Get index by permutation and permutation by index without making a list in python

Question

So, i want to create program, that will fastly return index of string in permutations list:

a
b
c
aa
ab
ac
ba
bb
bc
ca
cb
cc
aaa
aab
aac
aba
abb
abc

I use something like this to generate this list:

from itertools import product

charset = 'abc'
max_len = 3

for i in range(1, max_len + 1):
    for combo in list(product(charset, repeat=i)):
        print(''.join(combo))

So, it will be 6 for 'ac', 23 for 'bab', 'caa' for 31, etc.

I copied some code from other questions, but it doesn't really works fine

import math


class Page:
    @staticmethod
    def from_index(index: int, chars: str) -> str:
        perm = str()
        for i in range(math.ceil(index / len(chars)) - 1, -1, -1):
            perm += chars[int((index / (len(chars) ** i)) % len(chars))]

        return perm


class Index:
    @staticmethod
    def from_page(perm: str, chars: str) -> int:
        ids = [chars.find(x) + 1 for x in perm]

        base = (len(chars) ** len(perm)) / len(perm)

        index = 0

        for i in range(len(perm)):
            index += base * ids[i]
            base /= len(perm)

        return int(index)

p.s. I dont want to generate whole list, but use algorithm to get values. It should work fast :)

Answer 1

I found answer for my question. Numeral system with base of charset len is something that I wanted to create, it works in such way.

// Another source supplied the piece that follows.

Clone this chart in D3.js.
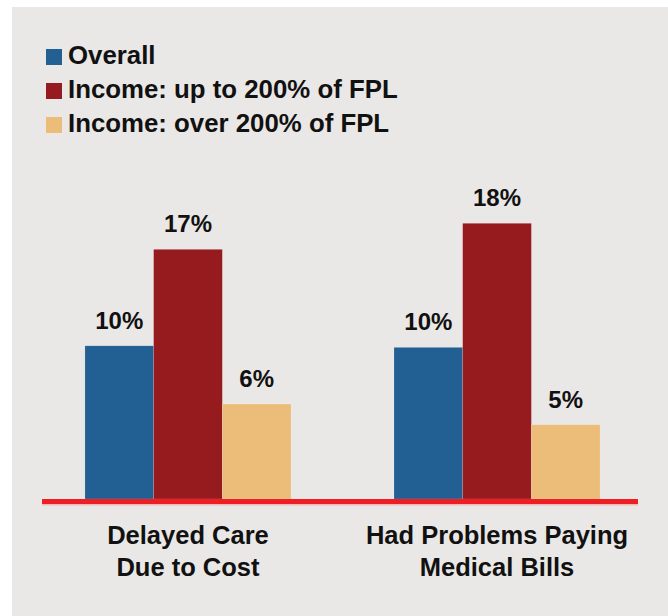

from functools import lru_cache
from modules.config import charset


@lru_cache
def encode(n):
    try:
        return charset[n]
    except IndexError:
        raise Exception(f"Cannot encode {n}")


@lru_cache
def decode(s):
    try:
        return charset.index(s)
    except ValueError:
        raise Exception(f"Cannot decode {s}")


@lru_cache
def dec_to_base(dec=0, base=16):
    if dec < base:
        return encode(dec)
    else:
        return dec_to_base(dec // base, base) + encode(dec % base)


@lru_cache
def base_to_dec(s, base=16, rec_pow=0):
    if s == str():
        return 0
    else:
        return decode(s[-1]) * (base ** rec_pow) + base_to_dec(s[0:-1], base, rec_pow + 1)


class Page:
    @staticmethod
    def from_index(index: int) -> str:
        return dec_to_base(index, len(charset))


class Index:
    @staticmethod
    def from_page(page: str) -> int:
        return base_to_dec(page, len(charset))

config.py

import json

config = json.load(open('config.json'))

charset = ''.join(sorted(list(set(' ' + config['charset']))))

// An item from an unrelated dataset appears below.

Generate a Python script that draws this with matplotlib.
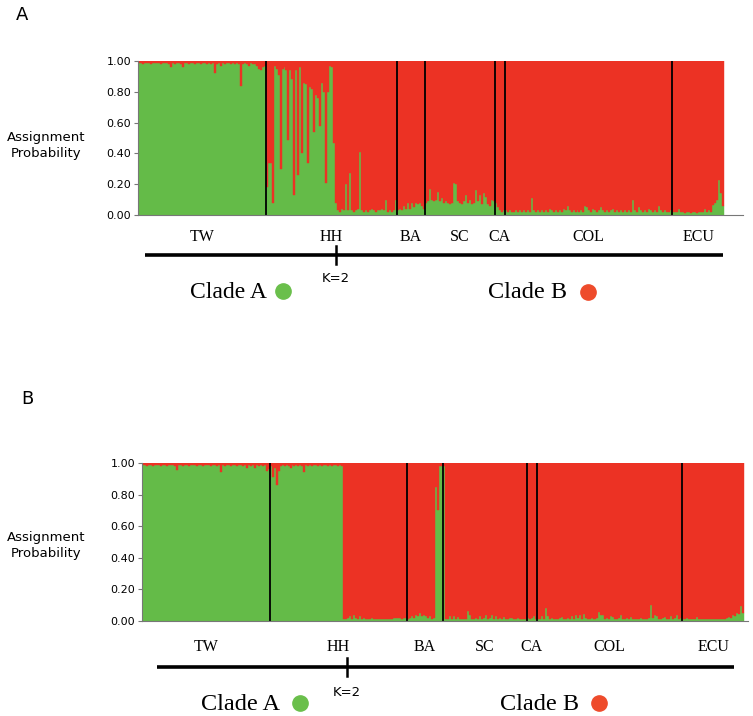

It returns ' abc', with leading space (space is zero)

print(Index.from_page('abcabcabc'))  # 112347
print(Page.from_index(112347))  # abcabcabc

It works in way I really needed!

Answer 2

You haven't really properly defined what you want in you question, but from your examples it seems like you want to find the index of a string in an ordered list of cartesian products of lengths from 1 to max_len, for a given charset.

You can do this without building the list by counting the contributions of each character from left to right. Note that for a given length x, there are len(charset)^x elements. You can use this to progressively build up the answer.

So, it will be 6 for 'ac', 23 for 'bab', 'caa' for 31, etc.

First of all, both the length of the charset and the max_len are 3, so we have 3^1 possibilities for length 1 elements, 3^2 for length 2 elements and 3^3 for length 3 elements.

1. ac: since we have a length 2 string, we already skipped all length 1 strings, of which there are 3.

   A c on the third position means we skipped 2, so we are the the 6th.

2. bab: first of all, length 3 means we skipped all length 1s and 2s so we count from 3+3^2=12

   (leftmost) b means we have skipped all that start with a and continue with any of the 3^2=9 length 2 elements.

   a in the second means we haven't skipped any for the second

   b in the last contributes 1

   So we are at all of the above +1: 12+9+1+1=23.

Similarly for caa.

And so on. Python code:

def find_index(string, max_len, charset):
    str_len = len(string)
    charset_len = len(charset)
    index = 1 + sum(charset_len ** i for i in range(1, str_len))
    for i, c in enumerate(string):
        prev_pow = charset_len**(str_len - i - 1)
        contrib = charset.find(c) * prev_pow
        index += contrib
    return index
        
        
print(find_index('caa', 3, 'abc'))

You can probably further optimize this by not calling ** at each step, but it's quite fast as it is.

Similar reasoning should allow you to go from an index to the string at that position.